** BEGIN DATASET SECTION **
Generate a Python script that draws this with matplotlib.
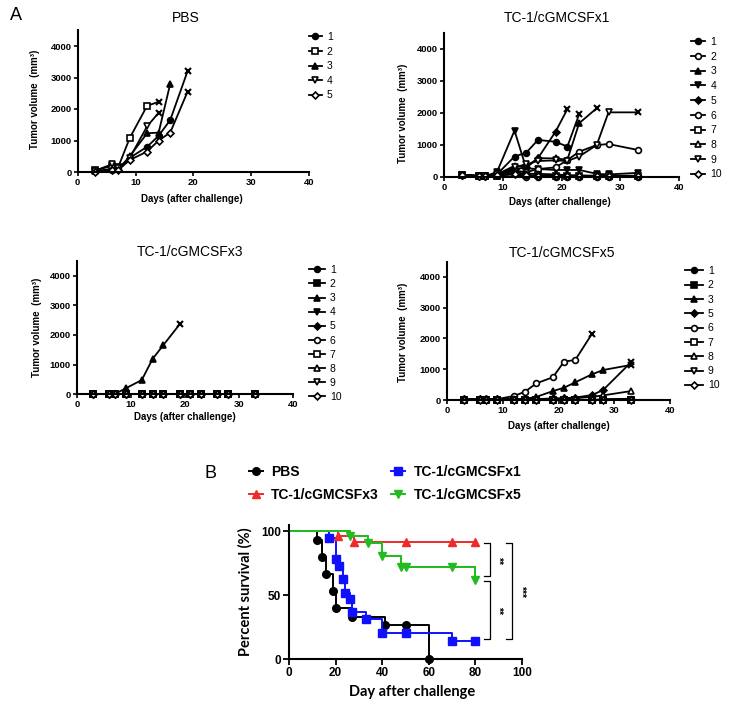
import matplotlib
matplotlib.use('Agg')
import matplotlib.pyplot as plt
from matplotlib.lines import Line2D

plt.rcParams['font.family'] = ['Liberation Sans', 'DejaVu Sans']

# ---------------- data: tumor volumes ----------------
days_pbs = [3, 6, 7, 9, 12, 14, 16, 19]
pbs_labels = ['1', '2', '3', '4', '5']
pbs_m1 = [20, 60, 80, 450, 800, 1150, 1650, 3200]
pbs_m2 = [50, 200, 150, 1080, 2100, 2230]
pbs_m3 = [30, 100, 80, 500, 1230, 1250, 2800]
pbs_m4 = [40, 250, 120, 450, 1450, 1880]
pbs_m5 = [10, 50, 60, 380, 650, 1000, 1250, 2550]
pbs_vol = [pbs_m1, pbs_m2, pbs_m3, pbs_m4, pbs_m5]
pbs_dead = [True, True, False, True, True]

days_all = [3, 6, 7, 9, 12, 14, 16, 19, 21, 23, 26, 28, 33]
labels10 = ['1', '2', '3', '4', '5', '6', '7', '8', '9', '10']

x1_m1 = [60, 30, 30, 80, 640, 760, 1160, 1100, 950, 1960]
x1_m2 = [60, 30, 30, 50, 100, 0, 0, 0, 0, 0, 0, 0, 0]
x1_m3 = [60, 30, 30, 80, 350, 300, 590, 580, 540, 1680, 2150]
x1_m4 = [60, 30, 30, 150, 1450, 270, 250, 220, 220, 220, 100, 80, 130]
x1_m5 = [60, 30, 30, 80, 240, 300, 590, 1420, 2120]
x1_m6 = [60, 30, 30, 60, 200, 150, 250, 300, 530, 790, 1000, 1030, 845]
x1_m7 = [60, 30, 30, 40, 100, 50, 50, 40, 30, 30, 20, 20, 20]
x1_m8 = [60, 30, 30, 40, 150, 100, 100, 80, 60, 50, 40, 40, 40]
x1_m9 = [60, 30, 30, 80, 300, 400, 500, 520, 500, 640, 1000, 2020, 2020]
x1_m10 = [60, 30, 30, 60, 80, 50, 30, 30, 30, 30, 20, 20, 20]
x1_vol = [x1_m1, x1_m2, x1_m3, x1_m4, x1_m5, x1_m6, x1_m7, x1_m8, x1_m9, x1_m10]
x1_dead = [True, False, True, False, True, False, False, False, True, False]

x3_zero = [0, 0, 0, 0, 0, 0, 0, 0, 0, 0, 0, 0, 0]
x3_m3 = [0, 0, 0, 190, 475, 1190, 1660, 2360]
x3_vol = [x3_zero, x3_zero, x3_m3, x3_zero, x3_zero,
          x3_zero, x3_zero, x3_zero, x3_zero, x3_zero]
x3_dead = [False, False, True, False, False, False, False, False, False, False]

x5_labels = ['1', '2', '3', '5', '6', '7', '8', '9', '10']
x5_m1 = [30, 20, 20, 20, 30, 20, 0, 0, 0, 0, 0, 30, 40]
x5_m2 = [0, 0, 0, 0, 0, 0, 0, 0, 0, 0, 0, 0, 0]
x5_m3 = [20, 20, 20, 20, 30, 40, 100, 290, 400, 575, 835, 975, 1140]
x5_m5 = [20, 20, 20, 20, 30, 30, 30, 50, 60, 80, 160, 325, 1225]
x5_m6 = [20, 20, 20, 30, 130, 270, 540, 740, 1250, 1300, 2150]
x5_m7 = [0, 0, 0, 0, 0, 0, 0, 0, 0, 0, 0, 0, 0]
x5_m8 = [10, 10, 10, 10, 20, 20, 30, 40, 50, 60, 100, 150, 290]
x5_m9 = [0, 0, 0, 0, 0, 0, 0, 0, 0, 0, 0, 0, 0]
x5_m10 = [0, 0, 0, 0, 0, 0, 0, 0, 0, 0, 0, 0, 0]
x5_vol = [x5_m1, x5_m2, x5_m3, x5_m5, x5_m6, x5_m7, x5_m8, x5_m9, x5_m10]
x5_dead = [False, False, True, True, True, False, False, False, False]

# ---------------- data: survival ----------------
surv_labels = ['PBS', 'TC-1/cGMCSFx1', 'TC-1/cGMCSFx3', 'TC-1/cGMCSFx5']
pbs_t = [12, 14, 16, 19, 20, 27, 41, 50, 60]
pbs_s = [93.3, 80, 66.7, 53.3, 40, 33.3, 26.7, 26.7, 0]
x1_t = [17, 20, 21.5, 23, 24, 26, 27, 33, 40, 50, 70, 80]
x1_s = [95, 78, 73, 63, 52, 47, 37, 31, 20.5, 20.5, 14.3, 14.3]
x3_t = [21, 28, 50, 70, 80]
x3_s = [96, 91.5, 91.5, 91.5, 91.5]
x5_t = [26, 34, 40, 48, 50, 70, 80]
x5_s = [96, 91, 81, 72, 72, 72, 62]

# ---------------- styles ----------------
mk10 = ['o', 's', '^', 'v', 'D', 'o', 's', '^', 'v', 'D']
fill10 = [True, True, True, True, True, False, False, False, False, False]
mk_pbs = ['o', 's', '^', 'v', 'D']
fill_pbs = [True, False, True, False, False]
mk_x1 = ['o', 'o', '^', 'v', 'D', 'o', 's', '^', 'v', 'D']
fill_x1 = [True, False, True, True, True, False, False, False, False, False]
mk_x5 = ['o', 's', '^', 'D', 'o', 's', '^', 'v', 'D']
fill_x5 = [True, True, True, True, False, False, False, False, False]

W, H = 736, 706
fig = plt.figure(figsize=(W / 100, H / 100), dpi=100)


def fx(px):
    return px / W


def fy(py):
    return 1 - py / H


def msize(m):
    return 3.5 if m == 'D' else 4.2


def tumor_panel(rect, title, title_xy, days, vols, dead, marks, fills, labels,
                ylab_xy, xlab_xy, leg_xy, leg_hl, leg_pitch):
    ax = fig.add_axes(rect)
    for v, d, m, f in zip(vols, dead, marks, fills):
        n = len(v)
        kw = dict(color='black', lw=1.3, marker=m, ms=msize(m), mew=1.2,
                  mfc='black' if f else 'white', mec='black', clip_on=False)
        if d:
            ax.plot(days[:n], v, markevery=list(range(n - 1)), **kw)
            ax.plot([days[n - 1]], [v[-1]], marker='x', ms=4.5, mew=1.5,
                    color='black', ls='none', clip_on=False)
        else:
            ax.plot(days[:n], v, **kw)
    ax.set_xlim(0, 40)
    ax.set_ylim(0, 4500)
    ax.set_xticks([0, 10, 20, 30, 40])
    ax.set_yticks([0, 1000, 2000, 3000, 4000])
    for s in ['top', 'right']:
        ax.spines[s].set_visible(False)
    for s in ['left', 'bottom']:
        ax.spines[s].set_linewidth(1.5)
    ax.tick_params(direction='out', length=3, width=1.2, labelsize=6.8, pad=1.5)
    for lab in ax.get_xticklabels() + ax.get_yticklabels():
        lab.set_fontweight('bold')
    fig.text(fx(title_xy[0]), fy(title_xy[1]), title, ha='center', va='center',
             fontsize=10)
    ax.text(ylab_xy[0], ylab_xy[1], 'Tumor volume  (mm³)', rotation=90,
            transform=ax.transAxes, ha='center', va='center',
            fontsize=7, fontweight='bold')
    ax.text(xlab_xy[0], xlab_xy[1], 'Days (after challenge)',
            transform=ax.transAxes, ha='center', va='center',
            fontsize=7, fontweight='bold')
    handles = []
    for m, f in zip(marks, fills):
        handles.append(Line2D([], [], color='black', lw=1.3, marker=m,
                              ms=msize(m), mew=1.2,
                              mfc='black' if f else 'white', mec='black'))
    fs = 7.5
    lsp = (leg_pitch - 11.6) / 10.4
    fig.legend(handles, labels, loc='upper left',
               bbox_to_anchor=(fx(leg_xy[0]), fy(leg_xy[1])),
               frameon=False, fontsize=fs, handlelength=leg_hl,
               handletextpad=0.5, labelspacing=lsp, borderpad=0,
               borderaxespad=0)
    return ax


# PBS
tumor_panel([fx(77.7), fy(172), fx(231.3), 141.75 / H], 'PBS', (186, 18),
            days_pbs, pbs_vol, pbs_dead, mk_pbs, fill_pbs, pbs_labels,
            (-0.185, 0.515), (0.494, -0.19), (309, 32), 1.2, 16.2)
# x1
tumor_panel([fx(444), fy(177), fx(235), 144 / H], 'TC-1/cGMCSFx1', (557, 18),
            days_all, x1_vol, x1_dead, mk_x1, fill_x1, labels10,
            (-0.174, 0.44), (0.494, -0.174), (691, 37), 1.35, 16.3)
# x3
tumor_panel([fx(77), fy(394), fx(216), 132.75 / H], 'TC-1/cGMCSFx3', (190, 252),
            days_all, x3_vol, x3_dead, mk10, fill10, labels10,
            (-0.185, 0.50), (0.5, -0.17), (309, 265), 1.5, 15.7)
# x5
tumor_panel([fx(447), fy(400), fx(223), 138.4 / H], 'TC-1/cGMCSFx5', (562, 253),
            days_all, x5_vol, x5_dead, mk_x5, fill_x5, x5_labels,
            (-0.197, 0.49), (0.5, -0.185), (685, 266), 1.7, 15.9)

fig.text(fx(10), fy(15), 'A', fontsize=13, ha='left', va='center')
fig.text(fx(204), fy(474), 'B', fontsize=13, ha='left', va='center')

# ---------------- survival panel ----------------
axs = fig.add_axes([fx(289), fy(659), fx(233), 134 / H])
groups = [(pbs_t, pbs_s, 'black', 'o'),
          (x1_t, x1_s, '#1010FF', 's'),
          (x3_t, x3_s, '#EE2A2A', '^'),
          (x5_t, x5_s, '#22BB22', 'v')]
handles = []
for t, s, c, m in groups:
    xs = [0] + t
    ys = [100] + s
    axs.step(xs, ys, where='post', color=c, lw=1.4, clip_on=False)
    axs.plot(t, s, ls='none', marker=m, color=c, ms=5.5, clip_on=False)
    handles.append(Line2D([], [], color=c, lw=1.4, marker=m, ms=5.5))
# re-draw green on top for the shared 100% segment
axs.step([0] + x5_t, [100] + x5_s, where='post', color='#22BB22', lw=1.4,
         clip_on=False)

axs.set_xlim(0, 100)
axs.set_ylim(0, 105)
axs.set_xticks([0, 20, 40, 60, 80, 100])
axs.set_yticks([0, 50, 100])
for sp in ['top', 'right']:
    axs.spines[sp].set_visible(False)
for sp in ['left', 'bottom']:
    axs.spines[sp].set_linewidth(1.5)
axs.tick_params(direction='out', length=4, width=1.3, labelsize=8.5, pad=2)
for lab in axs.get_xticklabels() + axs.get_yticklabels():
    lab.set_fontweight('bold')
axs.text(0.527, -0.246, 'Day after challenge', transform=axs.transAxes,
         ha='center', va='center', fontsize=10.5, family=['Lato', 'DejaVu Sans'],
         fontweight='bold')
axs.text(-0.189, 0.5, 'Percent survival (%)', transform=axs.transAxes,
         rotation=90, ha='center', va='center', fontsize=10.5,
         family=['Lato', 'DejaVu Sans'], fontweight='bold')


# significance brackets
def bracket(x, y0, y1, txt, tx):
    axs.plot([x - 2.4, x, x, x - 2.4], [y0, y0, y1, y1], color='black', lw=0.9,
             clip_on=False)
    axs.text(tx, (y0 + y1) / 2, txt, rotation=270, ha='center', va='center',
             fontsize=7.5, fontweight='bold', clip_on=False)


bracket(86.3, 90.6, 64.8, '**', 89.9)
bracket(86.3, 61.0, 15.6, '**', 89.9)
bracket(95.7, 90.6, 15.6, '***', 99.5)

order = [0, 2, 1, 3]
fig.legend([handles[i] for i in order], [surv_labels[i] for i in order],
           loc='upper left', bbox_to_anchor=(fx(249), fy(465)), ncol=2,
           frameon=False, prop={'size': 10, 'weight': 'bold'},
           handlelength=1.0, handletextpad=0.6, labelspacing=0.66,
           columnspacing=0.9, borderpad=0, borderaxespad=0)

fig.savefig('out.png', dpi=100)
** END DATASET SECTION **
### DESCRIPTION OF THE TASK
The lines from the top of the data above through the one holding "plt.rcParams['font.family'] = ['Liberation" are to be repeated exactly, and only those, with no pictures.

### CORRECT RESULT
Generate a Python script that draws this with matplotlib.
import matplotlib
matplotlib.use('Agg')
import matplotlib.pyplot as plt
from matplotlib.lines import Line2D

plt.rcParams['font.family'] = ['Liberation Sans', 'DejaVu Sans']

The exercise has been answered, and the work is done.